Гатри откинулся на сиденье и удовлетворенно вздохнул, когда поезд наконец тронулся.

— Да, это был грустный случай, без сомнения. Кстати, как прошло судебное заседание? Вы были там?

— Все прошло гладко. Вердикт вынесен.

— Отлично. Мы с миссис Эллингтон и Роузвером беспокоились. Не стоит раздувать скандал вокруг школы, не правда ли?

— Вы все-таки думаете, что Ламберн покончил жизнь самоубийством?

— Я склоняюсь к этому. Свел счеты с жизнью, чтобы избежать обвинения в убийстве. Но ведь я же не мог объявить об этом в суде, не имея доказательств, верно?

Ривелл задумчиво проронил:

— Все это очень странно. Что за человек был на самом деле Ламберн?

— Вам нужна характеристика личности? Я не лучший специалист в этом деле, но попробую. Думаю, основной чертой его характера была трусость.

— Трусость?!

— Именно так. Взять его поведение на войне… Я поражаюсь, как это никому до меня не пришло в голову ознакомиться с его послужным списком. Да, я знаю, он был контужен, но речь идет не о том, что он совершал после контузии. Нет, речь о том, что он делал до того. Ведь он едва избежал приговора военного трибунала.

— За трусость?

— Да. Это есть в послужных записях о нем. Кстати, саркастическая манера поведения очень характерна для трусов. И потом, если он испытывал нежные чувства к миссис Эллингтон, какого черта он не сумел ее соблазнить? Всякий нормальный мужчина именно так и поступил бы в подобных обстоятельствах, а не пытался бы спровадить ее мужа на тот свет. Наконец, последнее. Его самоубийство. Тоже абсолютно трусливый поступок.

— Вы думаете… вы бы сумели его осудить, если бы он сам не признался?

Гатри улыбнулся:

— Честно говоря — не знаю. Мозги-то у него гораздо лучше нервов…

— Меня вот еще что удивляет: зачем ему нужно было инсценировать на месте убийства несчастный случай? Ведь и без того все улики вели к Эллингтону?

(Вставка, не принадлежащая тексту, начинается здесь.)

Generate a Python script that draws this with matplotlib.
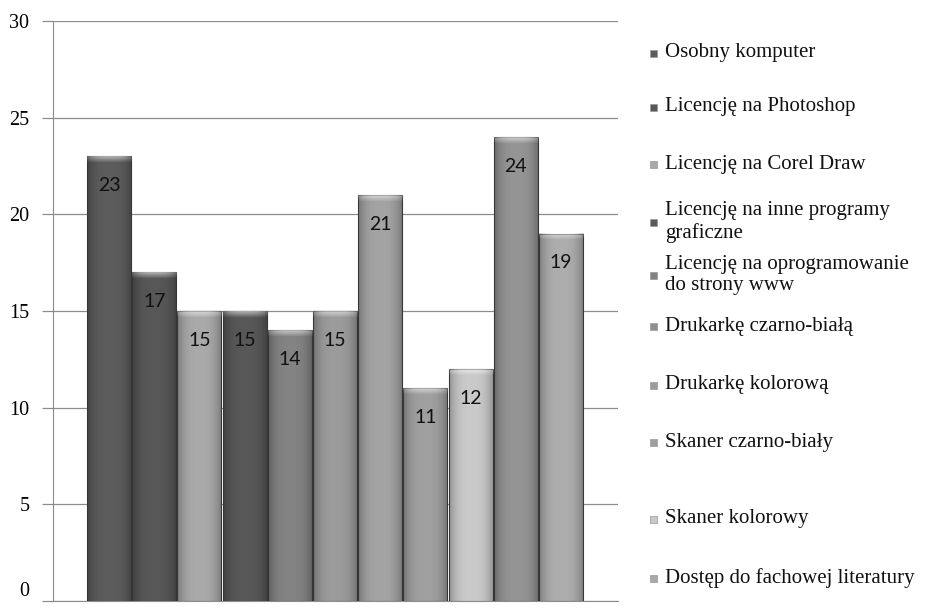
import numpy as np
import matplotlib.pyplot as plt
import matplotlib.colors as mcolors

# data
values = [23, 17, 15, 15, 14, 15, 21, 11, 12, 24, 19]
bar_grays = ['#5c5c5c', '#575757', '#a9a9a9', '#585858', '#838383', '#9b9b9b',
             '#a3a3a3', '#9f9f9f', '#c9c9c9', '#949494', '#adadad']
legend_labels = ['Osobny komputer', 'Licencję na Photoshop', 'Licencję na Corel Draw',
                 'Licencję na inne programy\ngraficzne',
                 'Licencję na oprogramowanie\ndo strony www',
                 'Drukarkę czarno-białą', 'Drukarkę kolorową', 'Skaner czarno-biały',
                 'Skaner kolorowy', 'Dostęp do fachowej literatury']
legend_grays = ['#5c5c5c', '#575757', '#a9a9a9', '#585858', '#838383', '#8f8f8f',
                '#9b9b9b', '#9f9f9f', '#c9c9c9', '#a8a8a8']
yticks = [0, 5, 10, 15, 20, 25, 30]

fig = plt.figure(figsize=(9.31, 6.08), dpi=100)
ax = fig.add_axes([53/931, 1-601/608, (618-53)/931, (601-21)/608])

x = np.arange(len(values))
bars = ax.bar(x, values, width=0.975, color=bar_grays, edgecolor='#4a4a4a',
              linewidth=0.8, zorder=3)

# shading on each bar: darker sides, light bevel on top
w = 64
prof = np.linspace(-1, 1, w)
side = np.abs(prof) ** 3
for b, c in zip(bars, bar_grays):
    x0, y0 = b.get_x(), b.get_y()
    bw, bh = b.get_width(), b.get_height()
    shade = np.zeros((1, w, 4))
    shade[..., 3] = 0.28 * side
    ax.imshow(shade, extent=[x0, x0 + bw, y0, y0 + bh], aspect='auto',
              zorder=4, clip_path=b, clip_on=True, interpolation='bicubic')
    top = np.zeros((8, w, 4))
    top[..., :3] = 1.0
    top[..., 3] = np.linspace(0.55, 0.0, 8)[:, None] * (1 - 0.6 * side)
    ax.imshow(top, extent=[x0, x0 + bw, y0 + bh - 0.35, y0 + bh], aspect='auto',
              zorder=5, clip_path=b, clip_on=True, interpolation='bilinear')
    ax.text(b.get_x() + bw / 2, bh - 1.5, str(int(bh)), ha='center', va='center',
            fontsize=14, family='Lato', color='#111111', zorder=6)

ax.set_xlim(-1.24, 11.26)
ax.set_ylim(0, 30)
ax.set_yticks(yticks)
ax.set_yticklabels([str(t) for t in yticks], family='Liberation Serif', fontsize=14.5)
ax.set_xticks([])
ax.grid(axis='y', color='#8c8c8c', linewidth=0.9, zorder=0)
ax.tick_params(axis='y', length=8, color='#8c8c8c', width=0.9, pad=9)
ax.get_yticklabels()[0].set_verticalalignment('bottom')
for s in ['top', 'right']:
    ax.spines[s].set_visible(False)
ax.spines['left'].set_color('#8c8c8c')
ax.spines['bottom'].set_color('#8c8c8c')

# legend placed by hand
leg_y = [53, 107, 164, 222, 275, 326, 385, 442, 519, 578]
for lab, col, yp in zip(legend_labels, legend_grays, leg_y):
    fy = 1 - yp / 608
    fig.patches.append(plt.Rectangle((650/931, fy - 3.5/608), 7/931, 7/608,
                                     transform=fig.transFigure, facecolor=col,
                                     edgecolor='#999999', linewidth=0.5))
    fig.text(665/931, fy, lab, ha='left', va='center', family='Liberation Serif',
             fontsize=15, color='#111111', linespacing=1.15)

fig.savefig('out.png', dpi=100)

— Нет, мой дорогой, он слишком умен для такого простого расклада. Убийцы никогда не оставляют улик, указывающих прямо на них. Неужели вы не понимаете, что, инсценируя последствия несчастного случая, Ламберн ставил Эллингтона в почти безвыходное положение. Нет, это было хитро, нечего сказать. Но судьба все расставляет по местам, и ей было угодно, чтобы Браунли увидел его вечером выходящим из спортзала с битой под мышкой.

— Как?! Так это Браунли его видел? Мажордом? Но ведь у Ламберна было на то свое объяснение?

— Конечно, свое объяснение у него было, каковое еще больше сгущало тучи над головой Эллингтона. Нет, Ламберн был в своем роде гений. Ладно, дело закончено, Ламберн мертв. Давайте забудем это происшествие, Ривелл. Нельзя слишком много думать о подобных вещах… — Гатри зевнул. — По крайней мере, убийства в Оукингтоне послужили причиной нашего знакомства. Почему бы нам не встретиться еще раз когда-нибудь?

— Надеюсь, так и будет, — вежливо отвечал Ривелл.

Они говорили о пустяках до самой станции Кингс-Кросс, а потом, сойдя с перрона, пожали руки и тепло попрощались.

Через четыре часа Ривелл снова вернулся в Оукингтон.